First Edition FECD-0035  45:40 (Distrib. Albany)****:

The name of Ernest Toch (1887-1964) first impressed me in my collegium
musicum class at SUNY Binghamton, with our singing of the composer’s
witty Geographical Fugue, with its emphatic TI-BET!  Performances
of the Pinocchio Overture confirmed my assessment of Toch as a thorough
classicist with a virile idiosyncratic capacity for color and
nuance.  The film score to Gary Cooper’s fanciful Pete Ibbetsen
also caught my attention. The graceful charm and orchestral facility of
the present group of Toch pieces only continues to make me wonder why
the musical airwaves are so bereft of this composer’s fine and
varigated talent.

The big work of this Toch group is the 1962 score Jeptha, the
composer’s one-movement Symphony No. 5, recorded 1965. Somewhat n the
style of the Sibelius Seventh Symphony, the darkly airy score develops
its opening motives into an extended lament with woodwind interludes,
the darker explosions of color sounding like a film score by Alex
North. On the opposite end of the spectrum is the 1932 Miniature
Overture, recorded 1969 by Jorge Mester, a C Major contrapuntally
active piece whose brevity does not prevent its having a quirky, airy
development. The Peter Pan Fairy Tale for Orchestra (1956) owes less to
James M. Barrie than to the MacDowell Colony landscape of New Hampshire
for its never-land sense of rapture and timelessness.  In three
brief movements, the work is non-programmatic, simply three facile
segments of lithe energy recorded in 1960 by the ever-sympathetic
Robert Whitney. From the same time and venue comes the Notturno (1954)
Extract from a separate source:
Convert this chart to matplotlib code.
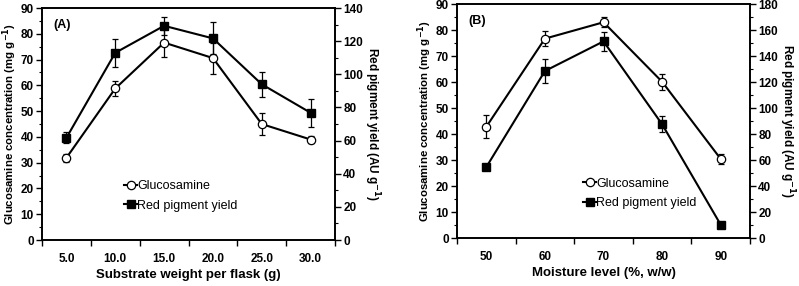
import numpy as np
import matplotlib.pyplot as plt
from matplotlib.ticker import MultipleLocator, FixedLocator, NullFormatter
from matplotlib.lines import Line2D

plt.rcParams['font.family'] = ['Liberation Sans', 'DejaVu Sans']

# panel A: substrate weight
subst = [5, 10, 15, 20, 25, 30]
subst_labels = ['5.0', '10.0', '15.0', '20.0', '25.0', '30.0']
glu_a = [31.9, 58.8, 76.6, 70.6, 45.0, 39.0]
glu_a_err = [1.5, 3.0, 5.5, 6.0, 4.3, 1.5]
red_a = [61.7, 113.0, 129.3, 121.7, 94.0, 76.8]
red_a_err = [3.3, 8.5, 5.5, 9.7, 7.5, 8.5]

# panel B: moisture level
moist = [50, 60, 70, 80, 90]
moist_labels = ['50', '60', '70', '80', '90']
glu_b = [42.8, 76.7, 83.0, 60.1, 30.4]
glu_b_err = [4.5, 3.0, 2.0, 3.0, 2.0]
red_b = [54.6, 128.5, 151.3, 87.5, 10.2]
red_b_err = [0.0, 9.0, 7.5, 6.0, 0.0]

fig = plt.figure(figsize=(7.99, 2.86), dpi=100)

panels = [
    dict(rect=[0.0526, 0.1608, 0.3667, 0.811], x=subst, xl=subst_labels, xlim=(2.5, 32.5), xstep=5,
         glu=glu_a, ge=glu_a_err, red=red_a, re=red_a_err, rmax=140, tag='(A)',
         xlabel='Substrate weight per flask (g)', leg=(0.26, 0.285)),
    dict(rect=[0.572, 0.1678, 0.3667, 0.818], x=moist, xl=moist_labels, xlim=(45, 95), xstep=10,
         glu=glu_b, ge=glu_b_err, red=red_b, re=red_b_err, rmax=180, tag='(B)',
         xlabel='Moisture level (%, w/w)', leg=(0.41, 0.285)),
]

for p in panels:
    ax = fig.add_axes(p['rect'])
    ax2 = ax.twinx()
    ekw = dict(color='black', lw=1.5, capsize=2, elinewidth=0.9, capthick=0.9)
    ax.errorbar(p['x'], p['glu'], yerr=p['ge'], marker='o', ms=6, mfc='white', mec='black',
                mew=0.9, zorder=3, **ekw)
    ax2.errorbar(p['x'], p['red'], yerr=p['re'], marker='s', ms=5.5, mfc='black', mec='black',
                 zorder=3, **ekw)

    ax.set_xlim(*p['xlim'])
    ax.set_ylim(0, 90)
    ax2.set_ylim(0, p['rmax'])
    ax.xaxis.set_major_locator(FixedLocator(np.arange(p['xlim'][0], p['xlim'][1] + 0.1, p['xstep'])))
    ax.xaxis.set_major_formatter(NullFormatter())
    ax.xaxis.set_minor_locator(FixedLocator(p['x']))
    ax.set_xticklabels(p['xl'], minor=True)
    ax.yaxis.set_major_locator(MultipleLocator(10))
    ax.yaxis.set_minor_locator(MultipleLocator(5))
    ax2.yaxis.set_major_locator(MultipleLocator(20))
    ax2.yaxis.set_minor_locator(MultipleLocator(10))
    for a in (ax, ax2):
        a.tick_params(which='major', length=4, width=1, labelsize=8.5, pad=2)
        a.tick_params(which='minor', length=2, width=0.8)
        for lab in a.get_xticklabels(minor=True) + a.get_yticklabels():
            lab.set_fontweight('bold')
        for s in a.spines.values():
            s.set_linewidth(1.2)
    ax.tick_params(axis='x', which='minor', length=0, pad=9, labelsize=8.5)

    ax.set_ylabel('Glucosamine concentration (mg g$^{\\mathbf{-1}}$)', fontsize=8.2, fontweight='bold', labelpad=1)
    ax2.set_ylabel('Red pigment yield (AU g$^{\\mathbf{-1}}$)', fontsize=8.5, fontweight='bold',
                   rotation=270, labelpad=13)
    ax.set_xlabel(p['xlabel'], fontsize=9.5, fontweight='bold', labelpad=3)
    ax.text(0.04, 0.955, p['tag'], transform=ax.transAxes, fontsize=9, fontweight='bold', va='top')

    h1 = Line2D([], [], color='black', lw=1.5, marker='o', ms=6, mfc='white', mec='black', mew=0.9)
    h2 = Line2D([], [], color='black', lw=1.5, marker='s', ms=5.5, mfc='black')
    ax2.legend([h1, h2], ['Glucosamine', 'Red pigment yield'], loc='upper left',
               bbox_to_anchor=p['leg'], frameon=False, fontsize=9, handlelength=1.0,
               handletextpad=0.0, labelspacing=0.6, borderpad=0)

fig.savefig('out.png', dpi=100)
recorded 1954 by Whitney, another elfin piece in the manner of a darker
Mendelssohn, here employing a chamber music sonority with selective
percussion to evoke moody nostalgia. Each of these performances is a
world premiere, the sound (mono and stereo) quite pointed, so the
audiophile and musicologist has here a disc of singular import.